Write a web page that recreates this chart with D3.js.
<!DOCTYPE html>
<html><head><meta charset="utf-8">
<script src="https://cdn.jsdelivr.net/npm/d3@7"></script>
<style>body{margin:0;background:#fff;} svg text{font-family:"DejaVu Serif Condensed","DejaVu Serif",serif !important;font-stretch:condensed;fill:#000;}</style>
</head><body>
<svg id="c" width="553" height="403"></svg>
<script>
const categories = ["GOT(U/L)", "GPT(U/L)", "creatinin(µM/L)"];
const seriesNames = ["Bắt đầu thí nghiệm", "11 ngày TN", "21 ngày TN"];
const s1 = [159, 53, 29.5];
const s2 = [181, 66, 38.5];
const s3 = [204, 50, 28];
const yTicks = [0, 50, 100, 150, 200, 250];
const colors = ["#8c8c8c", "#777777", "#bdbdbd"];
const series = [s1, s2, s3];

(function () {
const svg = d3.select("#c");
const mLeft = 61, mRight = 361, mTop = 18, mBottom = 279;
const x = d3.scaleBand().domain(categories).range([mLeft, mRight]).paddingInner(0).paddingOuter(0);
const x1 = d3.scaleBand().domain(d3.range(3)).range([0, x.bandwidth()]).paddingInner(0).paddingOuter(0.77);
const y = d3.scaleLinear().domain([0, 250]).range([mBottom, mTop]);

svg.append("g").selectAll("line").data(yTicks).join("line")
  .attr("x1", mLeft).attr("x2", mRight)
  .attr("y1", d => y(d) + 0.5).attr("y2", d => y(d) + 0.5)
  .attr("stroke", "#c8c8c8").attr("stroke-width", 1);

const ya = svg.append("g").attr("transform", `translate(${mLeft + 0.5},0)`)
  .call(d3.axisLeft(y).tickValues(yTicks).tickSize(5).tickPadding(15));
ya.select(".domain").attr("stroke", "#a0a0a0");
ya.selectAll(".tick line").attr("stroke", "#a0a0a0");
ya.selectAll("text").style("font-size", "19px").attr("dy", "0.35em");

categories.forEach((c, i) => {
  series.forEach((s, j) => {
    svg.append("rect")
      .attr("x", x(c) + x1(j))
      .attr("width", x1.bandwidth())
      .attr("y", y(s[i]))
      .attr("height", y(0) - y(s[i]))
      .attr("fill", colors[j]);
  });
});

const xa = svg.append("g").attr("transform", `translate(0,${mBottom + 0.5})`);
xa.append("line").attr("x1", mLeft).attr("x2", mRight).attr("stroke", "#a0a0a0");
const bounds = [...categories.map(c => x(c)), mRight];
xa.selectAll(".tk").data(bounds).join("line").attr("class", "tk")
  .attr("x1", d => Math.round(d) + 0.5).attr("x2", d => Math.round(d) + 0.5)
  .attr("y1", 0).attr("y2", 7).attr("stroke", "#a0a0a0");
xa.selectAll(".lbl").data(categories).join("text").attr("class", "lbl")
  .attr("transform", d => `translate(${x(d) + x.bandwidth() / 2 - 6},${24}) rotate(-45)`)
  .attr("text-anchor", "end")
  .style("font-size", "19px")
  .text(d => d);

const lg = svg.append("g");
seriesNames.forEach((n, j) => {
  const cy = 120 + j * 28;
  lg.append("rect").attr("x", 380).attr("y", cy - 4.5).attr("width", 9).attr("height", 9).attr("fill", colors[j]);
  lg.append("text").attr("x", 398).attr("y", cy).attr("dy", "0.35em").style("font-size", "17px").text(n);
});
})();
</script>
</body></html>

==

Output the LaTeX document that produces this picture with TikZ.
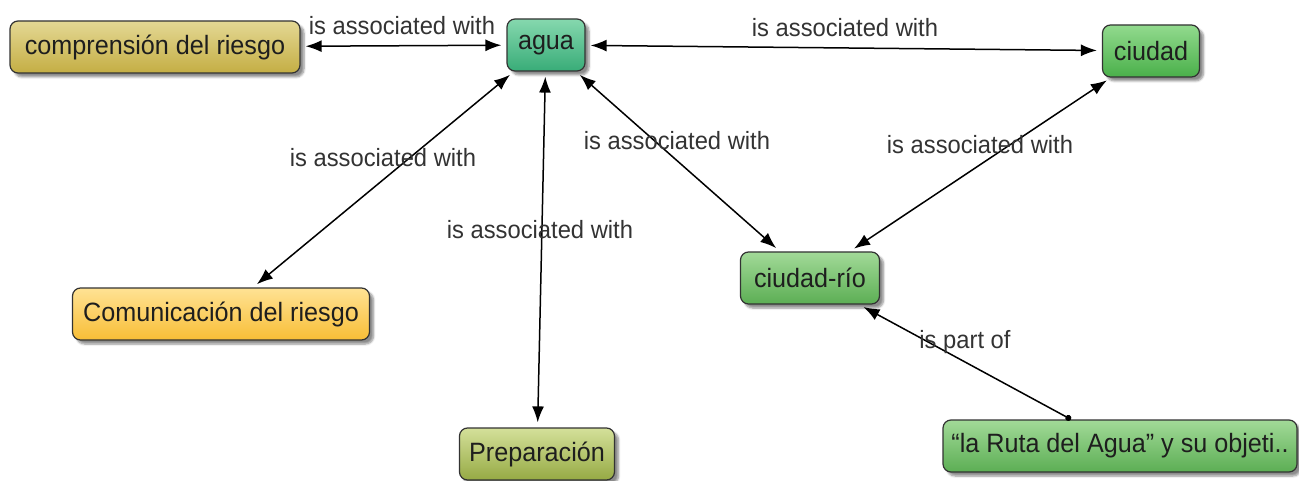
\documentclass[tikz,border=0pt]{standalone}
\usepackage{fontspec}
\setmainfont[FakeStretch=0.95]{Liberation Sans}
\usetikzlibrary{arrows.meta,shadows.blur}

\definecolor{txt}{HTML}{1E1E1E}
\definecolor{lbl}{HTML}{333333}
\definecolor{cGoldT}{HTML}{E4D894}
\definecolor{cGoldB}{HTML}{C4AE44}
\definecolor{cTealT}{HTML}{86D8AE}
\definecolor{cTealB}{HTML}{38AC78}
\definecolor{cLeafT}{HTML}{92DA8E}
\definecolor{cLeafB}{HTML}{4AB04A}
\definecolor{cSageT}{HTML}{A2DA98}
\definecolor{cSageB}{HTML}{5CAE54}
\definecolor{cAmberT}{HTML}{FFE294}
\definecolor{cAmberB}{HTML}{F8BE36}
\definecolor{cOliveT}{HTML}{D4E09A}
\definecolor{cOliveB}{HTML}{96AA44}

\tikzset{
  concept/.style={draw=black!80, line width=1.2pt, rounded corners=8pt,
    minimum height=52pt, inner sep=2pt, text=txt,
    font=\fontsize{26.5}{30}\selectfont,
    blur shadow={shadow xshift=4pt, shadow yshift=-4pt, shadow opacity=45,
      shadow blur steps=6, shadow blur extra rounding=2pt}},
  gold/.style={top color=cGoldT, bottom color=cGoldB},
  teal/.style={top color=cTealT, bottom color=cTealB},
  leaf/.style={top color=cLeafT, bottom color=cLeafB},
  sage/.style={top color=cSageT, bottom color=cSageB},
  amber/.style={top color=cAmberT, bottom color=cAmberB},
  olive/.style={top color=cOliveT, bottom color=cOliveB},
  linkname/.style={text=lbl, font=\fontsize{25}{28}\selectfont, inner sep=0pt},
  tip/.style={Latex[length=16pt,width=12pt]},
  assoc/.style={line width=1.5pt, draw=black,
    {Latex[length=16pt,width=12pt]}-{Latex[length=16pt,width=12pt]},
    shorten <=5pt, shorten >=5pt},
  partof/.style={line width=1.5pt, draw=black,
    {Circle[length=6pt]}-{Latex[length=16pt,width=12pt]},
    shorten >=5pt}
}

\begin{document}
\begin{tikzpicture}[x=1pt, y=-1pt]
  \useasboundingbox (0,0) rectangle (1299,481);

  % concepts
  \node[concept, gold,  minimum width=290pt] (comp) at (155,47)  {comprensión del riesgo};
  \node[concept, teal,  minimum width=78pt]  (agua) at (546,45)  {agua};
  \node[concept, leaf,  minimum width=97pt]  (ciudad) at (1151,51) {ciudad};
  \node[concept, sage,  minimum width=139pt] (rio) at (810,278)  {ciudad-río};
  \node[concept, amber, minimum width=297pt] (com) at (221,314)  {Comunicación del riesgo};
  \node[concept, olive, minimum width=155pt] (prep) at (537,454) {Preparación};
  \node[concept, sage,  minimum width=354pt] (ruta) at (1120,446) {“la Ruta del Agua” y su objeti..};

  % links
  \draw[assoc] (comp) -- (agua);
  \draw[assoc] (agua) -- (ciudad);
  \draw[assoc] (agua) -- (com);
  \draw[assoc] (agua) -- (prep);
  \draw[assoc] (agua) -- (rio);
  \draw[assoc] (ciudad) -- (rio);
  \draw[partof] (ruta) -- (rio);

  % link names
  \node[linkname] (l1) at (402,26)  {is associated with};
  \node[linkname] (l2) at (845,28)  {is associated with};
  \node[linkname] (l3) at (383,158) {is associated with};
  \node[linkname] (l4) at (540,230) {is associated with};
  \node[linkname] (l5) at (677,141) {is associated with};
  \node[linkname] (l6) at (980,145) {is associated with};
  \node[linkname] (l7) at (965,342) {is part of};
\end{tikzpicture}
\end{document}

#### Problem to solve:
A single figure is required: the number of lines above in which the word "this" occurs.

#### Finished exercise:
2